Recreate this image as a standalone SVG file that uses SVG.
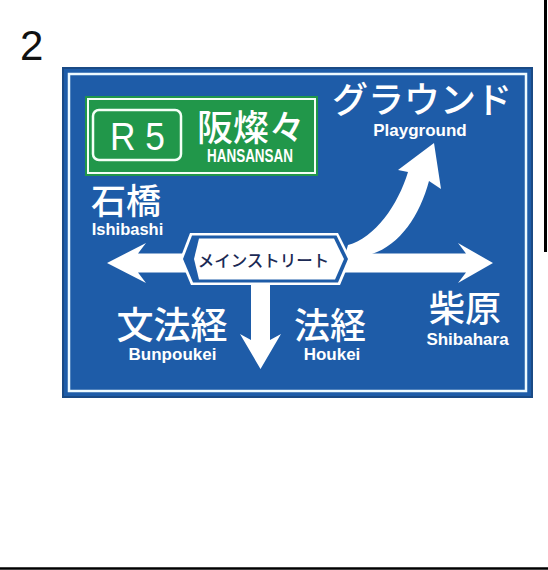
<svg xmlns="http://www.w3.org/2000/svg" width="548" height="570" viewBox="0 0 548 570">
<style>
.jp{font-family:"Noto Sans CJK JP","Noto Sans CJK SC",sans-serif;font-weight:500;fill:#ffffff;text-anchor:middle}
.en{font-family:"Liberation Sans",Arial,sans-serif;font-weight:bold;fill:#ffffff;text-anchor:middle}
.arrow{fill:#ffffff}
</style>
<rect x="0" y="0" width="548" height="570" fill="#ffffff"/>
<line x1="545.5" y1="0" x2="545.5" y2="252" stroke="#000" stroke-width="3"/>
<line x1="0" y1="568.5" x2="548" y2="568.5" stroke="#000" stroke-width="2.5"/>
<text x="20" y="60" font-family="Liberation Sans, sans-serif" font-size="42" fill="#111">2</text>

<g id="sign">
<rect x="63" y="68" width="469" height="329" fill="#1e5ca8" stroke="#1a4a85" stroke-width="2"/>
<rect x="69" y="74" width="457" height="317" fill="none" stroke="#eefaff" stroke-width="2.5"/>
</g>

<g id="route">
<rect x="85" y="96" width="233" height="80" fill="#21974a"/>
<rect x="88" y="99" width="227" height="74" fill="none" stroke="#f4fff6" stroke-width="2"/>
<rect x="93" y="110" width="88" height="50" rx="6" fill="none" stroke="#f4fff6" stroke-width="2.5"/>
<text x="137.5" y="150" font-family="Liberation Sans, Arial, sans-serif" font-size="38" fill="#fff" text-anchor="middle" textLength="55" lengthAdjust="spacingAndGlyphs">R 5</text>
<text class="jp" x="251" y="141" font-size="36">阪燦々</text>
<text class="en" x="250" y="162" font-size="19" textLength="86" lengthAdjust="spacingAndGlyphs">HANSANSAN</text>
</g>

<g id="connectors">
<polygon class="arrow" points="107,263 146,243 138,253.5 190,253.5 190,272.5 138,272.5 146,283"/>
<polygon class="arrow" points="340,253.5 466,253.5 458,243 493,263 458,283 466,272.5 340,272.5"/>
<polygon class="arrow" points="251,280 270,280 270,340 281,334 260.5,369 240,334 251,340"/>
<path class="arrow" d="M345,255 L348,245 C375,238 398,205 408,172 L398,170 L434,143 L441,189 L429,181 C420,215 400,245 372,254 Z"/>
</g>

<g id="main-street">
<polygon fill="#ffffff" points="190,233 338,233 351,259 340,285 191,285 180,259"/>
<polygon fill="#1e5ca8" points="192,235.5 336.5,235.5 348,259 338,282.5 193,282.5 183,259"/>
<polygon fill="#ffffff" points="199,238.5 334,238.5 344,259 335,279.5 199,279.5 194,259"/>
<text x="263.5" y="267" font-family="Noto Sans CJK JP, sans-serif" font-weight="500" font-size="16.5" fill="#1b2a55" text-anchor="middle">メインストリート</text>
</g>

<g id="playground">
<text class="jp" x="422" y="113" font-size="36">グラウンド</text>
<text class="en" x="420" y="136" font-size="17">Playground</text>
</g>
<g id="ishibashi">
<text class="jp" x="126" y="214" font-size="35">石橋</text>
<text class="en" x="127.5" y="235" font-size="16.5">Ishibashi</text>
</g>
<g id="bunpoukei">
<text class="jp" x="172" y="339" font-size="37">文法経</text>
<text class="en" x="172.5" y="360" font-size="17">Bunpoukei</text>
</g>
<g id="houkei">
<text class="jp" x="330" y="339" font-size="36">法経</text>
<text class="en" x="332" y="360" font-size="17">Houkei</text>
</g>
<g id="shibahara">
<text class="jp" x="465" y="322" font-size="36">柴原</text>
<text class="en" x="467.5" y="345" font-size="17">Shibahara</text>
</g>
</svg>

# [WHAT NEEDS TO BE DONE]
Strip out the pictures and quote the remaining data word for word.

# [ANSWER FOR THIS EXERCISE]
Recreate this image as a standalone SVG file that uses SVG.
<svg xmlns="http://www.w3.org/2000/svg" width="548" height="570" viewBox="0 0 548 570">
<style>
.jp{font-family:"Noto Sans CJK JP","Noto Sans CJK SC",sans-serif;font-weight:500;fill:#ffffff;text-anchor:middle}
.en{font-family:"Liberation Sans",Arial,sans-serif;font-weight:bold;fill:#ffffff;text-anchor:middle}
.arrow{fill:#ffffff}
</style>
<rect x="0" y="0" width="548" height="570" fill="#ffffff"/>
<line x1="545.5" y1="0" x2="545.5" y2="252" stroke="#000" stroke-width="3"/>
<line x1="0" y1="568.5" x2="548" y2="568.5" stroke="#000" stroke-width="2.5"/>
<text x="20" y="60" font-family="Liberation Sans, sans-serif" font-size="42" fill="#111">2</text>

<g id="sign">
<rect x="63" y="68" width="469" height="329" fill="#1e5ca8" stroke="#1a4a85" stroke-width="2"/>
<rect x="69" y="74" width="457" height="317" fill="none" stroke="#eefaff" stroke-width="2.5"/>
</g>

<g id="route">
<rect x="85" y="96" width="233" height="80" fill="#21974a"/>
<rect x="88" y="99" width="227" height="74" fill="none" stroke="#f4fff6" stroke-width="2"/>
<rect x="93" y="110" width="88" height="50" rx="6" fill="none" stroke="#f4fff6" stroke-width="2.5"/>
<text x="137.5" y="150" font-family="Liberation Sans, Arial, sans-serif" font-size="38" fill="#fff" text-anchor="middle" textLength="55" lengthAdjust="spacingAndGlyphs">R 5</text>
<text class="jp" x="251" y="141" font-size="36">阪燦々</text>
<text class="en" x="250" y="162" font-size="19" textLength="86" lengthAdjust="spacingAndGlyphs">HANSANSAN</text>
</g>

<g id="connectors">
<polygon class="arrow" points="107,263 146,243 138,253.5 190,253.5 190,272.5 138,272.5 146,283"/>
<polygon class="arrow" points="340,253.5 466,253.5 458,243 493,263 458,283 466,272.5 340,272.5"/>
<polygon class="arrow" points="251,280 270,280 270,340 281,334 260.5,369 240,334 251,340"/>
<path class="arrow" d="M345,255 L348,245 C375,238 398,205 408,172 L398,170 L434,143 L441,189 L429,181 C420,215 400,245 372,254 Z"/>
</g>

<g id="main-street">
<polygon fill="#ffffff" points="190,233 338,233 351,259 340,285 191,285 180,259"/>
<polygon fill="#1e5ca8" points="192,235.5 336.5,235.5 348,259 338,282.5 193,282.5 183,259"/>
<polygon fill="#ffffff" points="199,238.5 334,238.5 344,259 335,279.5 199,279.5 194,259"/>
<text x="263.5" y="267" font-family="Noto Sans CJK JP, sans-serif" font-weight="500" font-size="16.5" fill="#1b2a55" text-anchor="middle">メインストリート</text>
</g>

<g id="playground">
<text class="jp" x="422" y="113" font-size="36">グラウンド</text>
<text class="en" x="420" y="136" font-size="17">Playground</text>
</g>
<g id="ishibashi">
<text class="jp" x="126" y="214" font-size="35">石橋</text>
<text class="en" x="127.5" y="235" font-size="16.5">Ishibashi</text>
</g>
<g id="bunpoukei">
<text class="jp" x="172" y="339" font-size="37">文法経</text>
<text class="en" x="172.5" y="360" font-size="17">Bunpoukei</text>
</g>
<g id="houkei">
<text class="jp" x="330" y="339" font-size="36">法経</text>
<text class="en" x="332" y="360" font-size="17">Houkei</text>
</g>
<g id="shibahara">
<text class="jp" x="465" y="322" font-size="36">柴原</text>
<text class="en" x="467.5" y="345" font-size="17">Shibahara</text>
</g>
</svg>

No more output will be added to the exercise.